__Task statement__: Pictures stay out of the copy; set down each line of the listing below exactly.

───── Supplied information

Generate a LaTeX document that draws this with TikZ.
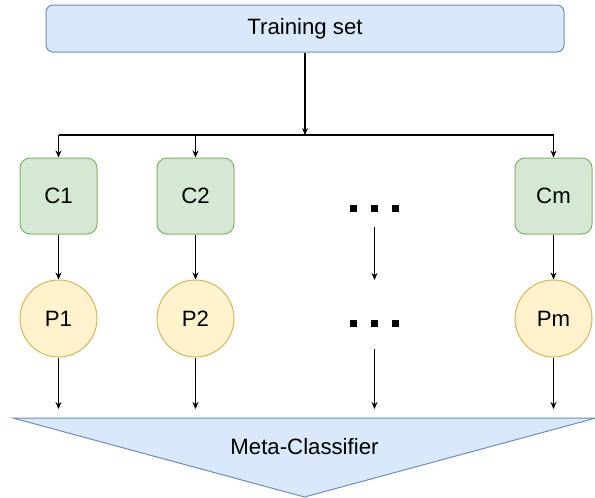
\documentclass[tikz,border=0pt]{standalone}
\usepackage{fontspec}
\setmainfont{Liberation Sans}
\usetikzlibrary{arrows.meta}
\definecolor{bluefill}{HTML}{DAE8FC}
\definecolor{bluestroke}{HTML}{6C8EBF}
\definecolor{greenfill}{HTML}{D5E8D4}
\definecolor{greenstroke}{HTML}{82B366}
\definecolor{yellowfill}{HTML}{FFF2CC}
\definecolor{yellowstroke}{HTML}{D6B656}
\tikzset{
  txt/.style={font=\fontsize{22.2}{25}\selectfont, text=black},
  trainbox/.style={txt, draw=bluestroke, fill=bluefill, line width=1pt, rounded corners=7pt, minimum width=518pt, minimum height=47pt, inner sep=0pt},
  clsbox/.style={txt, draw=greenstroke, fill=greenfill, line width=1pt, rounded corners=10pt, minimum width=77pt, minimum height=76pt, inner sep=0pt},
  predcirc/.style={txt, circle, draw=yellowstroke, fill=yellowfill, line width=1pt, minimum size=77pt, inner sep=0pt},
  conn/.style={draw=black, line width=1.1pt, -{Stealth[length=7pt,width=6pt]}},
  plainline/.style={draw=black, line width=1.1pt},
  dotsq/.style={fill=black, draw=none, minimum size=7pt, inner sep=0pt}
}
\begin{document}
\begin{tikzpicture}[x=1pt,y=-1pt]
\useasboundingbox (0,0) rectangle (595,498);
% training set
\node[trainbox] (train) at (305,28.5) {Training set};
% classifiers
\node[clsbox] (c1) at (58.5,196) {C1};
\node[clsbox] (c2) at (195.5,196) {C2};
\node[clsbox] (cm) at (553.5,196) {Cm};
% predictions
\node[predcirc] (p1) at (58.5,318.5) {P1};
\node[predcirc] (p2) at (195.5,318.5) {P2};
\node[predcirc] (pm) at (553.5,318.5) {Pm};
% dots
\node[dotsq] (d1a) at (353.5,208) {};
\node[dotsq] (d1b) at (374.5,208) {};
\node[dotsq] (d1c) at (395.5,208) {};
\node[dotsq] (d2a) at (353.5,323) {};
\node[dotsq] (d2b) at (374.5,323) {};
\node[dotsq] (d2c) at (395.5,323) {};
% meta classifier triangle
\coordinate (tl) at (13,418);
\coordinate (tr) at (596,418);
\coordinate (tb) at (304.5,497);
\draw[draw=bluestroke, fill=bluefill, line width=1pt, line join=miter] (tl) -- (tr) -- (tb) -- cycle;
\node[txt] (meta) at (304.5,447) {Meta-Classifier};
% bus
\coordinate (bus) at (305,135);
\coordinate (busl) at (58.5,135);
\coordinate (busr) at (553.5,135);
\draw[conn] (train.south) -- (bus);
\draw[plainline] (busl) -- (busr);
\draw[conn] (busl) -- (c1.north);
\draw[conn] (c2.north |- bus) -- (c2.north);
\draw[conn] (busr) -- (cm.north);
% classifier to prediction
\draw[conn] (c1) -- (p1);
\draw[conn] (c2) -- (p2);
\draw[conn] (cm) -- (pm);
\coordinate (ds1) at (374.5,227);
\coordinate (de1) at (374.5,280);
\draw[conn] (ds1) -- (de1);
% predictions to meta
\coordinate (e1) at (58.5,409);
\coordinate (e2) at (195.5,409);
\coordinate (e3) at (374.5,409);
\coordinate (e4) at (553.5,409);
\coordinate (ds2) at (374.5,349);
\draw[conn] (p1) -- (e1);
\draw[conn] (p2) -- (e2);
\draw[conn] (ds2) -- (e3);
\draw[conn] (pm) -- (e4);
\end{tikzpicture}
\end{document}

──────────

__Task result__:
Generate a LaTeX document that draws this with TikZ.
\documentclass[tikz,border=0pt]{standalone}
\usepackage{fontspec}
\setmainfont{Liberation Sans}
\usetikzlibrary{arrows.meta}
\definecolor{bluefill}{HTML}{DAE8FC}
\definecolor{bluestroke}{HTML}{6C8EBF}
\definecolor{greenfill}{HTML}{D5E8D4}
\definecolor{greenstroke}{HTML}{82B366}
\definecolor{yellowfill}{HTML}{FFF2CC}
\definecolor{yellowstroke}{HTML}{D6B656}
\tikzset{
  txt/.style={font=\fontsize{22.2}{25}\selectfont, text=black},
  trainbox/.style={txt, draw=bluestroke, fill=bluefill, line width=1pt, rounded corners=7pt, minimum width=518pt, minimum height=47pt, inner sep=0pt},
  clsbox/.style={txt, draw=greenstroke, fill=greenfill, line width=1pt, rounded corners=10pt, minimum width=77pt, minimum height=76pt, inner sep=0pt},
  predcirc/.style={txt, circle, draw=yellowstroke, fill=yellowfill, line width=1pt, minimum size=77pt, inner sep=0pt},
  conn/.style={draw=black, line width=1.1pt, -{Stealth[length=7pt,width=6pt]}},
  plainline/.style={draw=black, line width=1.1pt},
  dotsq/.style={fill=black, draw=none, minimum size=7pt, inner sep=0pt}
}
\begin{document}
\begin{tikzpicture}[x=1pt,y=-1pt]
\useasboundingbox (0,0) rectangle (595,498);
% training set
\node[trainbox] (train) at (305,28.5) {Training set};
% classifiers
\node[clsbox] (c1) at (58.5,196) {C1};
\node[clsbox] (c2) at (195.5,196) {C2};
\node[clsbox] (cm) at (553.5,196) {Cm};
% predictions
\node[predcirc] (p1) at (58.5,318.5) {P1};
\node[predcirc] (p2) at (195.5,318.5) {P2};
\node[predcirc] (pm) at (553.5,318.5) {Pm};
% dots
\node[dotsq] (d1a) at (353.5,208) {};
\node[dotsq] (d1b) at (374.5,208) {};
\node[dotsq] (d1c) at (395.5,208) {};
\node[dotsq] (d2a) at (353.5,323) {};
\node[dotsq] (d2b) at (374.5,323) {};
\node[dotsq] (d2c) at (395.5,323) {};
% meta classifier triangle
\coordinate (tl) at (13,418);
\coordinate (tr) at (596,418);
\coordinate (tb) at (304.5,497);
\draw[draw=bluestroke, fill=bluefill, line width=1pt, line join=miter] (tl) -- (tr) -- (tb) -- cycle;
\node[txt] (meta) at (304.5,447) {Meta-Classifier};
% bus
\coordinate (bus) at (305,135);
\coordinate (busl) at (58.5,135);
\coordinate (busr) at (553.5,135);
\draw[conn] (train.south) -- (bus);
\draw[plainline] (busl) -- (busr);
\draw[conn] (busl) -- (c1.north);
\draw[conn] (c2.north |- bus) -- (c2.north);
\draw[conn] (busr) -- (cm.north);
% classifier to prediction
\draw[conn] (c1) -- (p1);
\draw[conn] (c2) -- (p2);
\draw[conn] (cm) -- (pm);
\coordinate (ds1) at (374.5,227);
\coordinate (de1) at (374.5,280);
\draw[conn] (ds1) -- (de1);
% predictions to meta
\coordinate (e1) at (58.5,409);
\coordinate (e2) at (195.5,409);
\coordinate (e3) at (374.5,409);
\coordinate (e4) at (553.5,409);
\coordinate (ds2) at (374.5,349);
\draw[conn] (p1) -- (e1);
\draw[conn] (p2) -- (e2);
\draw[conn] (ds2) -- (e3);
\draw[conn] (pm) -- (e4);
\end{tikzpicture}
\end{document}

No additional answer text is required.